## Exercise objective
Write out all the material exactly. Leave nothing out.

## Listed records
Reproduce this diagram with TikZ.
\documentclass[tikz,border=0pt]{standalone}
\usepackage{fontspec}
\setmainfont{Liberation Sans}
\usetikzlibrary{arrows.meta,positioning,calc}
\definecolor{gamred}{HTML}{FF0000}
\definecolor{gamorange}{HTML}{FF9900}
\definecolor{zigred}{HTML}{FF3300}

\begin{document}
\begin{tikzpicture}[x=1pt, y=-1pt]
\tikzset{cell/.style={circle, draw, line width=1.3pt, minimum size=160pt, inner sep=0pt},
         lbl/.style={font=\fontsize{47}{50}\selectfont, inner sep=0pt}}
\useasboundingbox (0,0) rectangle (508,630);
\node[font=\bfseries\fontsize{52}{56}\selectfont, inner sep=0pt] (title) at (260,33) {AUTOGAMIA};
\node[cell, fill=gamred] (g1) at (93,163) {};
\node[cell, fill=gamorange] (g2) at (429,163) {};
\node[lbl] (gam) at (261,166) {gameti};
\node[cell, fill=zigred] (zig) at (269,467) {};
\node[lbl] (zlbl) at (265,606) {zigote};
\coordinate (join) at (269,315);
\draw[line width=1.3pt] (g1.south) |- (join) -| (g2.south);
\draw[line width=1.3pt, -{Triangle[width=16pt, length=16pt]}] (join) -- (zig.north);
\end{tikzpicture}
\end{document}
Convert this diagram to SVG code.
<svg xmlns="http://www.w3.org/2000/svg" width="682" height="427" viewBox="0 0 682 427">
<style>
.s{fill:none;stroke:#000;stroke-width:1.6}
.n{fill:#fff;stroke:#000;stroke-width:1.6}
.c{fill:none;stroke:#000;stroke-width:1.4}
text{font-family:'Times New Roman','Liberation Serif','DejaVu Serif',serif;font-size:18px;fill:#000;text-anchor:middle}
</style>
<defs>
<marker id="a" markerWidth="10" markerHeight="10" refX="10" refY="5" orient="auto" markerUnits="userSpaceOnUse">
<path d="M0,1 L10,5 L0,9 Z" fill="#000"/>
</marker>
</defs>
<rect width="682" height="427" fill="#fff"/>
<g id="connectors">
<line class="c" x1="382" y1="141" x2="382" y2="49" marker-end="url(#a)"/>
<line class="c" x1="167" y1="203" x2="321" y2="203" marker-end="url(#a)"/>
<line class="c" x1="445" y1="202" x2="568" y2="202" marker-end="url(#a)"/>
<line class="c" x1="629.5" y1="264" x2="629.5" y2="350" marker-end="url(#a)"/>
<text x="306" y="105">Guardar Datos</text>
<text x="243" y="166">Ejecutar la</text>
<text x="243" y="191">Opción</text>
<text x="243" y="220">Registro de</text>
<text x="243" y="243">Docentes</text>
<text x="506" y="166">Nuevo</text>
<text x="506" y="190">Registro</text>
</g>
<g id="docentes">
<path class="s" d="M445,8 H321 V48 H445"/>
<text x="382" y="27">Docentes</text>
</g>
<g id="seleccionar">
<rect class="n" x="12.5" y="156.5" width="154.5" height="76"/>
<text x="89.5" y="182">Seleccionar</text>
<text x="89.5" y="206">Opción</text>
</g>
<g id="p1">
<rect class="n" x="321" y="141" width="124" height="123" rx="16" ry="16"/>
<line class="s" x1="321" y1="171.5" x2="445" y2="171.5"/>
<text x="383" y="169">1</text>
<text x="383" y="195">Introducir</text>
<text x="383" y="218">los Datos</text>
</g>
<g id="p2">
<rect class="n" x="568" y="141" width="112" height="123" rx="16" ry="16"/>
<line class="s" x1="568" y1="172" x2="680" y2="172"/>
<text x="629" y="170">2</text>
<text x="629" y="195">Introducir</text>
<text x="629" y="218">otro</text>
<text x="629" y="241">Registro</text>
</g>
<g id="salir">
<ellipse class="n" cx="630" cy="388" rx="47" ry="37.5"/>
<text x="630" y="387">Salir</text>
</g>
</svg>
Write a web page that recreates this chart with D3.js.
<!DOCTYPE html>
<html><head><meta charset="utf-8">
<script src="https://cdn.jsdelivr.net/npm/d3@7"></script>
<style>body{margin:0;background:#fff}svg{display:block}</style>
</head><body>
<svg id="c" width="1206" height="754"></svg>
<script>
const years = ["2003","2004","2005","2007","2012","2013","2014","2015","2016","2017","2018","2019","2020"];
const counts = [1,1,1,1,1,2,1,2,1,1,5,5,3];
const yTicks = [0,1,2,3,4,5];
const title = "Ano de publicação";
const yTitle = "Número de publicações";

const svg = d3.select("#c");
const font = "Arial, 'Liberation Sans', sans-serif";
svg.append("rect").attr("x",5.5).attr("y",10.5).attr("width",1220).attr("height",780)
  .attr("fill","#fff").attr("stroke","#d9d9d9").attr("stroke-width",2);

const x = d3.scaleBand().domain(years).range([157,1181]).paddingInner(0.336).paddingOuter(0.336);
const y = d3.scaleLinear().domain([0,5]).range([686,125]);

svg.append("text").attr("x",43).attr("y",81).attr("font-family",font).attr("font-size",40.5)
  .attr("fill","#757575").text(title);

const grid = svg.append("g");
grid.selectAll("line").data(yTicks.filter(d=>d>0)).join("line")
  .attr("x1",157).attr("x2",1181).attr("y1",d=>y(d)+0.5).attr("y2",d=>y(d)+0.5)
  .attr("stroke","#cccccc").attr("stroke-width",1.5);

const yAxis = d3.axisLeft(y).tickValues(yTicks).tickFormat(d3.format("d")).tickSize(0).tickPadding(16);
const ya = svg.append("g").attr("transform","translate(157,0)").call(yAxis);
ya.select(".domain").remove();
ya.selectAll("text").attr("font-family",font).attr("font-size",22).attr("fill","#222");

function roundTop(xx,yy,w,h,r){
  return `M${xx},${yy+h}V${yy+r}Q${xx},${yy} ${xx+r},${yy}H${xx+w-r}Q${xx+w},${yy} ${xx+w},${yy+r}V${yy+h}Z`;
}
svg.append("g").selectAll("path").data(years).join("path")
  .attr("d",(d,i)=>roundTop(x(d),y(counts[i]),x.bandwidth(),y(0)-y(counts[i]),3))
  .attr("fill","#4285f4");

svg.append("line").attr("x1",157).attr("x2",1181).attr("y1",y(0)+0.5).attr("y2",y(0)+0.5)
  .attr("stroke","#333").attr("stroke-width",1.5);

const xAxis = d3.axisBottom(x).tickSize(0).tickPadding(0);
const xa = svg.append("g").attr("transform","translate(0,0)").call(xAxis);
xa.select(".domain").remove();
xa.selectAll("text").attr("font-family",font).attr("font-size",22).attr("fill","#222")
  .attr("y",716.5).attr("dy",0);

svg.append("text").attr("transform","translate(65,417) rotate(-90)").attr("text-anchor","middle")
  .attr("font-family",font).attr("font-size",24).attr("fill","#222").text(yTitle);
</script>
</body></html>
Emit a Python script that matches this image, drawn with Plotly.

## Output
Reproduce this diagram with TikZ.
\documentclass[tikz,border=0pt]{standalone}
\usepackage{fontspec}
\setmainfont{Liberation Sans}
\usetikzlibrary{arrows.meta,positioning,calc}
\definecolor{gamred}{HTML}{FF0000}
\definecolor{gamorange}{HTML}{FF9900}
\definecolor{zigred}{HTML}{FF3300}

\begin{document}
\begin{tikzpicture}[x=1pt, y=-1pt]
\tikzset{cell/.style={circle, draw, line width=1.3pt, minimum size=160pt, inner sep=0pt},
         lbl/.style={font=\fontsize{47}{50}\selectfont, inner sep=0pt}}
\useasboundingbox (0,0) rectangle (508,630);
\node[font=\bfseries\fontsize{52}{56}\selectfont, inner sep=0pt] (title) at (260,33) {AUTOGAMIA};
\node[cell, fill=gamred] (g1) at (93,163) {};
\node[cell, fill=gamorange] (g2) at (429,163) {};
\node[lbl] (gam) at (261,166) {gameti};
\node[cell, fill=zigred] (zig) at (269,467) {};
\node[lbl] (zlbl) at (265,606) {zigote};
\coordinate (join) at (269,315);
\draw[line width=1.3pt] (g1.south) |- (join) -| (g2.south);
\draw[line width=1.3pt, -{Triangle[width=16pt, length=16pt]}] (join) -- (zig.north);
\end{tikzpicture}
\end{document}
Convert this diagram to SVG code.
<svg xmlns="http://www.w3.org/2000/svg" width="682" height="427" viewBox="0 0 682 427">
<style>
.s{fill:none;stroke:#000;stroke-width:1.6}
.n{fill:#fff;stroke:#000;stroke-width:1.6}
.c{fill:none;stroke:#000;stroke-width:1.4}
text{font-family:'Times New Roman','Liberation Serif','DejaVu Serif',serif;font-size:18px;fill:#000;text-anchor:middle}
</style>
<defs>
<marker id="a" markerWidth="10" markerHeight="10" refX="10" refY="5" orient="auto" markerUnits="userSpaceOnUse">
<path d="M0,1 L10,5 L0,9 Z" fill="#000"/>
</marker>
</defs>
<rect width="682" height="427" fill="#fff"/>
<g id="connectors">
<line class="c" x1="382" y1="141" x2="382" y2="49" marker-end="url(#a)"/>
<line class="c" x1="167" y1="203" x2="321" y2="203" marker-end="url(#a)"/>
<line class="c" x1="445" y1="202" x2="568" y2="202" marker-end="url(#a)"/>
<line class="c" x1="629.5" y1="264" x2="629.5" y2="350" marker-end="url(#a)"/>
<text x="306" y="105">Guardar Datos</text>
<text x="243" y="166">Ejecutar la</text>
<text x="243" y="191">Opción</text>
<text x="243" y="220">Registro de</text>
<text x="243" y="243">Docentes</text>
<text x="506" y="166">Nuevo</text>
<text x="506" y="190">Registro</text>
</g>
<g id="docentes">
<path class="s" d="M445,8 H321 V48 H445"/>
<text x="382" y="27">Docentes</text>
</g>
<g id="seleccionar">
<rect class="n" x="12.5" y="156.5" width="154.5" height="76"/>
<text x="89.5" y="182">Seleccionar</text>
<text x="89.5" y="206">Opción</text>
</g>
<g id="p1">
<rect class="n" x="321" y="141" width="124" height="123" rx="16" ry="16"/>
<line class="s" x1="321" y1="171.5" x2="445" y2="171.5"/>
<text x="383" y="169">1</text>
<text x="383" y="195">Introducir</text>
<text x="383" y="218">los Datos</text>
</g>
<g id="p2">
<rect class="n" x="568" y="141" width="112" height="123" rx="16" ry="16"/>
<line class="s" x1="568" y1="172" x2="680" y2="172"/>
<text x="629" y="170">2</text>
<text x="629" y="195">Introducir</text>
<text x="629" y="218">otro</text>
<text x="629" y="241">Registro</text>
</g>
<g id="salir">
<ellipse class="n" cx="630" cy="388" rx="47" ry="37.5"/>
<text x="630" y="387">Salir</text>
</g>
</svg>
Write a web page that recreates this chart with D3.js.
<!DOCTYPE html>
<html><head><meta charset="utf-8">
<script src="https://cdn.jsdelivr.net/npm/d3@7"></script>
<style>body{margin:0;background:#fff}svg{display:block}</style>
</head><body>
<svg id="c" width="1206" height="754"></svg>
<script>
const years = ["2003","2004","2005","2007","2012","2013","2014","2015","2016","2017","2018","2019","2020"];
const counts = [1,1,1,1,1,2,1,2,1,1,5,5,3];
const yTicks = [0,1,2,3,4,5];
const title = "Ano de publicação";
const yTitle = "Número de publicações";

const svg = d3.select("#c");
const font = "Arial, 'Liberation Sans', sans-serif";
svg.append("rect").attr("x",5.5).attr("y",10.5).attr("width",1220).attr("height",780)
  .attr("fill","#fff").attr("stroke","#d9d9d9").attr("stroke-width",2);

const x = d3.scaleBand().domain(years).range([157,1181]).paddingInner(0.336).paddingOuter(0.336);
const y = d3.scaleLinear().domain([0,5]).range([686,125]);

svg.append("text").attr("x",43).attr("y",81).attr("font-family",font).attr("font-size",40.5)
  .attr("fill","#757575").text(title);

const grid = svg.append("g");
grid.selectAll("line").data(yTicks.filter(d=>d>0)).join("line")
  .attr("x1",157).attr("x2",1181).attr("y1",d=>y(d)+0.5).attr("y2",d=>y(d)+0.5)
  .attr("stroke","#cccccc").attr("stroke-width",1.5);

const yAxis = d3.axisLeft(y).tickValues(yTicks).tickFormat(d3.format("d")).tickSize(0).tickPadding(16);
const ya = svg.append("g").attr("transform","translate(157,0)").call(yAxis);
ya.select(".domain").remove();
ya.selectAll("text").attr("font-family",font).attr("font-size",22).attr("fill","#222");

function roundTop(xx,yy,w,h,r){
  return `M${xx},${yy+h}V${yy+r}Q${xx},${yy} ${xx+r},${yy}H${xx+w-r}Q${xx+w},${yy} ${xx+w},${yy+r}V${yy+h}Z`;
}
svg.append("g").selectAll("path").data(years).join("path")
  .attr("d",(d,i)=>roundTop(x(d),y(counts[i]),x.bandwidth(),y(0)-y(counts[i]),3))
  .attr("fill","#4285f4");

svg.append("line").attr("x1",157).attr("x2",1181).attr("y1",y(0)+0.5).attr("y2",y(0)+0.5)
  .attr("stroke","#333").attr("stroke-width",1.5);

const xAxis = d3.axisBottom(x).tickSize(0).tickPadding(0);
const xa = svg.append("g").attr("transform","translate(0,0)").call(xAxis);
xa.select(".domain").remove();
xa.selectAll("text").attr("font-family",font).attr("font-size",22).attr("fill","#222")
  .attr("y",716.5).attr("dy",0);

svg.append("text").attr("transform","translate(65,417) rotate(-90)").attr("text-anchor","middle")
  .attr("font-family",font).attr("font-size",24).attr("fill","#222").text(yTitle);
</script>
</body></html>
Emit a Python script that matches this image, drawn with Plotly.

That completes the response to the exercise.